- **Work instructions**:
Every line that contains the word "chart" should be copied.

- **Recorded data**:

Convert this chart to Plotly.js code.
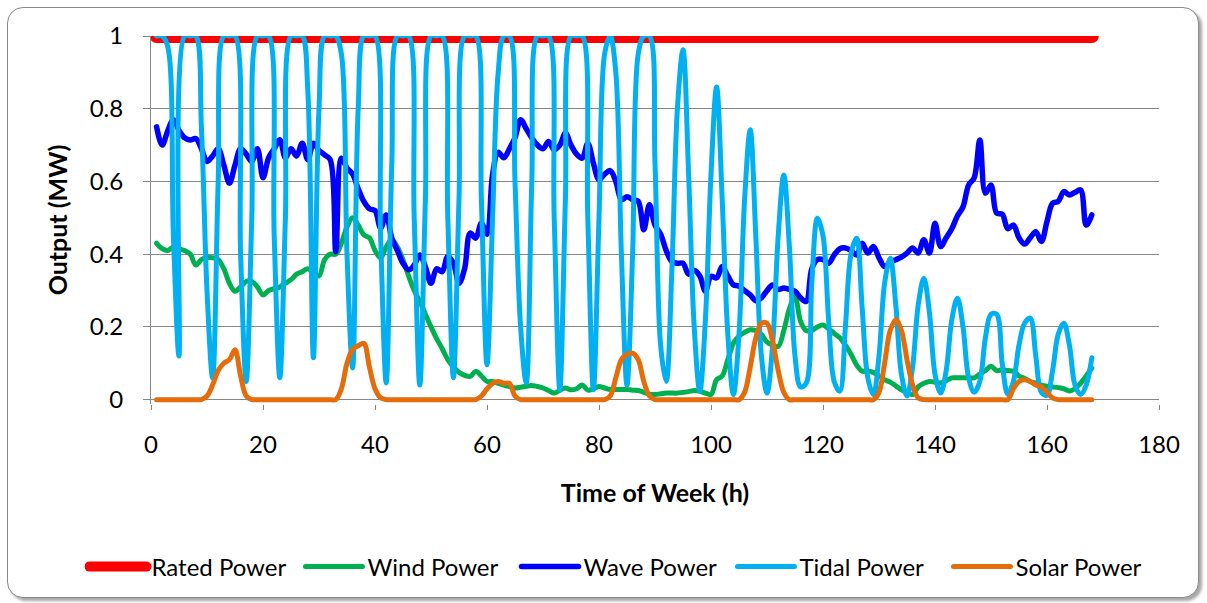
<!DOCTYPE html>
<html><head><meta charset="utf-8">
<script src="https://cdn.plot.ly/plotly-3.0.1.min.js"></script>
<style>
html,body{margin:0;padding:0;background:#fff;}
#frame{position:absolute;left:7px;top:7px;width:1190px;height:589px;border:1.5px solid #8a8a8a;border-radius:16px;box-shadow:3px 3px 3px rgba(0,0,0,0.35);background:#fff;}
#chart{position:absolute;left:0;top:0;width:1207px;height:603px;}
#chart path.js-line, #chart .legendlines path{stroke-linecap:round;stroke-linejoin:round;}
</style></head>
<body><div id="frame"></div><div id="chart"></div>
<script>
const hours = [1,2,3,4,5,6,7,8,9,10,11,12,13,14,15,16,17,18,19,20,21,22,23,24,25,26,27,28,29,30,
31,32,33,34,35,36,37,38,39,40,41,42,43,44,45,46,47,48,49,50,51,52,53,54,55,56,57,58,59,60,
61,62,63,64,65,66,67,68,69,70,71,72,73,74,75,76,77,78,79,80,81,82,83,84,85,86,87,88,89,90,
91,92,93,94,95,96,97,98,99,100,101,102,103,104,105,106,107,108,109,110,111,112,113,114,115,116,117,118,119,120,
121,122,123,124,125,126,127,128,129,130,131,132,133,134,135,136,137,138,139,140,141,142,143,144,145,146,147,148,149,150,
151,152,153,154,155,156,157,158,159,160,161,162,163,164,165,166,167,168];

const ratedPower = [1,1,1,1,1,1,1,1,1,1,1,1,1,1,1,1,1,1,1,1,1,1,1,1,1,1,1,1,1,1,
1,1,1,1,1,1,1,1,1,1,1,1,1,1,1,1,1,1,1,1,1,1,1,1,1,1,1,1,1,1,
1,1,1,1,1,1,1,1,1,1,1,1,1,1,1,1,1,1,1,1,1,1,1,1,1,1,1,1,1,1,
1,1,1,1,1,1,1,1,1,1,1,1,1,1,1,1,1,1,1,1,1,1,1,1,1,1,1,1,1,1,
1,1,1,1,1,1,1,1,1,1,1,1,1,1,1,1,1,1,1,1,1,1,1,1,1,1,1,1,1,1,
1,1,1,1,1,1,1,1,1,1,1,1,1,1,1,1,1,1];

const windPower = [0.43,0.415,0.41,0.42,0.415,0.41,0.40,0.37,0.385,0.39,
0.39,0.385,0.36,0.32,0.298,0.31,0.325,0.325,0.31,0.288,
0.30,0.305,0.31,0.32,0.33,0.345,0.352,0.36,0.35,0.34,
0.385,0.40,0.40,0.43,0.475,0.50,0.48,0.453,0.445,0.41,
0.39,0.42,0.44,0.42,0.385,0.34,0.30,0.27,0.235,0.20,
0.168,0.14,0.11,0.09,0.075,0.067,0.064,0.078,0.065,0.05,
0.05,0.045,0.04,0.036,0.032,0.034,0.037,0.039,0.036,0.032,
0.025,0.018,0.026,0.032,0.027,0.03,0.04,0.026,0.03,0.036,
0.032,0.028,0.028,0.028,0.028,0.026,0.025,0.02,0.015,0.014,
0.016,0.018,0.018,0.018,0.02,0.022,0.025,0.023,0.018,0.014,
0.055,0.065,0.11,0.155,0.175,0.185,0.192,0.19,0.179,0.158,
0.15,0.146,0.19,0.25,0.283,0.215,0.19,0.19,0.2,0.205,
0.195,0.182,0.17,0.15,0.125,0.095,0.078,0.078,0.075,0.065,
0.055,0.048,0.038,0.027,0.02,0.014,0.035,0.045,0.05,0.048,
0.046,0.052,0.06,0.06,0.06,0.06,0.06,0.07,0.08,0.092,
0.08,0.082,0.08,0.078,0.065,0.058,0.05,0.045,0.04,0.037,
0.035,0.033,0.03,0.024,0.03,0.045,0.065,0.087];

const wavePower = [0.75,0.70,0.74,0.77,0.74,0.72,0.714,0.718,0.69,0.655,
0.67,0.69,0.645,0.595,0.645,0.69,0.675,0.655,0.69,0.61,
0.665,0.69,0.715,0.665,0.69,0.67,0.705,0.66,0.705,0.685,
0.673,0.66,0.407,0.664,0.637,0.62,0.58,0.545,0.525,0.52,
0.472,0.508,0.444,0.41,0.375,0.357,0.37,0.398,0.365,0.32,
0.36,0.352,0.394,0.375,0.32,0.36,0.458,0.444,0.485,0.455,
0.62,0.68,0.665,0.69,0.72,0.77,0.745,0.72,0.70,0.69,
0.71,0.687,0.70,0.733,0.70,0.675,0.664,0.705,0.65,0.605,
0.62,0.63,0.60,0.55,0.558,0.55,0.545,0.467,0.536,0.48,
0.455,0.41,0.38,0.375,0.375,0.345,0.355,0.34,0.298,0.339,
0.335,0.366,0.34,0.316,0.312,0.30,0.288,0.272,0.28,0.30,
0.315,0.303,0.307,0.303,0.298,0.28,0.27,0.36,0.385,0.385,
0.375,0.398,0.415,0.417,0.41,0.398,0.43,0.403,0.421,0.39,
0.366,0.378,0.385,0.392,0.403,0.417,0.403,0.44,0.403,0.485,
0.421,0.445,0.47,0.505,0.53,0.59,0.61,0.714,0.568,0.59,
0.513,0.51,0.47,0.48,0.445,0.428,0.445,0.462,0.435,0.49,
0.54,0.545,0.572,0.563,0.57,0.577,0.48,0.508];

const tidalPower = [1,1,0.97,0.45,0.12,1,1,1,0.75,0.3,
0.06,0.6,1,1,1,0.4,0.05,0.5,1,1,
1,0.45,0.06,0.5,1,1,1,0.85,0.115,0.8,
1,1,1,0.95,0.4,0.087,0.8,1,1,1,
0.45,0.046,0.65,1,1,1,0.5,0.04,0.55,1,
1,1,0.5,0.06,0.55,1,1,1,0.55,0.096,
0.5,0.9,1,1,0.6,0.2,0.046,0.6,1,1,
1,0.5,0.027,0.55,1,1,1,0.5,0.027,0.5,
0.95,1,0.9,0.4,0.04,0.4,0.95,1,1,0.65,
0.15,0.05,0.35,0.8,0.962,0.62,0.2,0.023,0.22,0.62,
0.86,0.55,0.18,0.014,0.18,0.55,0.742,0.45,0.12,0.018,
0.15,0.45,0.618,0.42,0.12,0.035,0.045,0.32,0.499,0.45,
0.22,0.05,0.023,0.2,0.4,0.444,0.25,0.06,0.014,0.12,
0.32,0.389,0.26,0.07,0.01,0.09,0.26,0.334,0.24,0.07,
0.018,0.08,0.22,0.279,0.2,0.06,0.02,0.05,0.17,0.235,
0.235,0.1,0.015,0.05,0.15,0.21,0.224,0.12,0.02,0.012,
0.08,0.18,0.21,0.15,0.04,0.014,0.04,0.115];

const solarPower = [0,0,0,0,0,0,0,0,0,0.01,
0.04,0.08,0.10,0.11,0.137,0.065,0.01,0,0,0,
0,0,0,0,0,0,0,0,0,0,
0,0,0,0.03,0.10,0.138,0.148,0.155,0.09,0.03,
0.005,0,0,0,0,0,0,0,0,0,
0,0,0,0,0,0,0,0,0.01,0.03,
0.045,0.05,0.045,0.045,0.01,0,0,0,0,0,
0,0,0,0,0,0,0,0,0,0,
0,0.01,0.06,0.11,0.125,0.128,0.11,0.05,0.01,0,
0,0,0,0,0,0,0,0,0,0,
0,0,0,0,0,0.02,0.09,0.17,0.21,0.21,
0.16,0.08,0.02,0,0,0,0,0,0,0,
0,0,0,0,0,0,0,0,0,0.02,
0.10,0.19,0.22,0.19,0.11,0.04,0.005,0,0,0,
0,0,0,0,0,0,0,0,0,0,
0,0,0,0.03,0.05,0.055,0.05,0.04,0.035,0.02,
0.005,0,0,0,0,0,0,0];

const seriesNames = ['Rated Power','Wind Power','Wave Power','Tidal Power','Solar Power'];
const seriesData = [ratedPower, windPower, wavePower, tidalPower, solarPower];
const seriesColors = ['#FF0000','#00B050','#0000FF','#00B0F0','#E46C0A'];
const seriesWidths = [14,5,5.5,5,5];

const yTickVals = [0,0.2,0.4,0.6,0.8,1];
const yTickText = ['0','0.2','0.4','0.6','0.8','1'];
const xTickVals = [0,20,40,60,80,100,120,140,160,180];

const traces = seriesNames.map((n,i)=>({
  type:'scatter', mode:'lines', name:n, x:hours, y:seriesData[i],
  line:{color:seriesColors[i], width:seriesWidths[i], shape: i===0?'linear':'spline', smoothing:1},
  hoverinfo:'skip'
}));

const FONT = 'Lato, "Open Sans", sans-serif';
const layout = {
  width:1207, height:603,
  margin:{l:151, r:48, t:36, b:199, pad:0},
  paper_bgcolor:'rgba(0,0,0,0)', plot_bgcolor:'rgba(0,0,0,0)',
  font:{family:FONT, size:24, color:'#000'},
  showlegend:true,
  legend:{orientation:'h', x:-0.066, xanchor:'left', y:-0.443, yanchor:'middle',
    font:{family:FONT, size:24, color:'#000'}, entrywidth:144, entrywidthmode:'pixels',
    itemwidth:57, tracegroupgap:0, bgcolor:'rgba(0,0,0,0)'},
  xaxis:{range:[0,180], tickvals:xTickVals, showgrid:false, zeroline:false, showline:false,
    ticks:'outside', ticklen:5, tickcolor:'#868686', tickwidth:1, automargin:false,
    ticklabelstandoff:14, tickfont:{family:FONT, size:24},
    title:{text:'<b>Time of Week (h)</b>', font:{family:FONT, size:25}, standoff:27}},
  yaxis:{range:[-0.012,1], tickvals:yTickVals, ticktext:yTickText, automargin:false,
    showgrid:true, gridcolor:'#868686', gridwidth:1,
    zeroline:true, zerolinecolor:'#868686', zerolinewidth:1,
    showline:true, linecolor:'#868686', linewidth:1,
    ticks:'outside', ticklen:7, tickcolor:'#868686', tickwidth:1,
    ticklabelstandoff:15, tickfont:{family:FONT, size:24},
    title:{text:'<b>Output (MW)</b>', font:{family:FONT, size:25}, standoff:14}}
};

Plotly.newPlot('chart', traces, layout, {displayModeBar:false, staticPlot:true});
</script></body></html>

- **Worked answer**:
Convert this chart to Plotly.js code.
#chart{position:absolute;left:0;top:0;width:1207px;height:603px;}
#chart path.js-line, #chart .legendlines path{stroke-linecap:round;stroke-linejoin:round;}
<body><div id="frame"></div><div id="chart"></div>
Plotly.newPlot('chart', traces, layout, {displayModeBar:false, staticPlot:true});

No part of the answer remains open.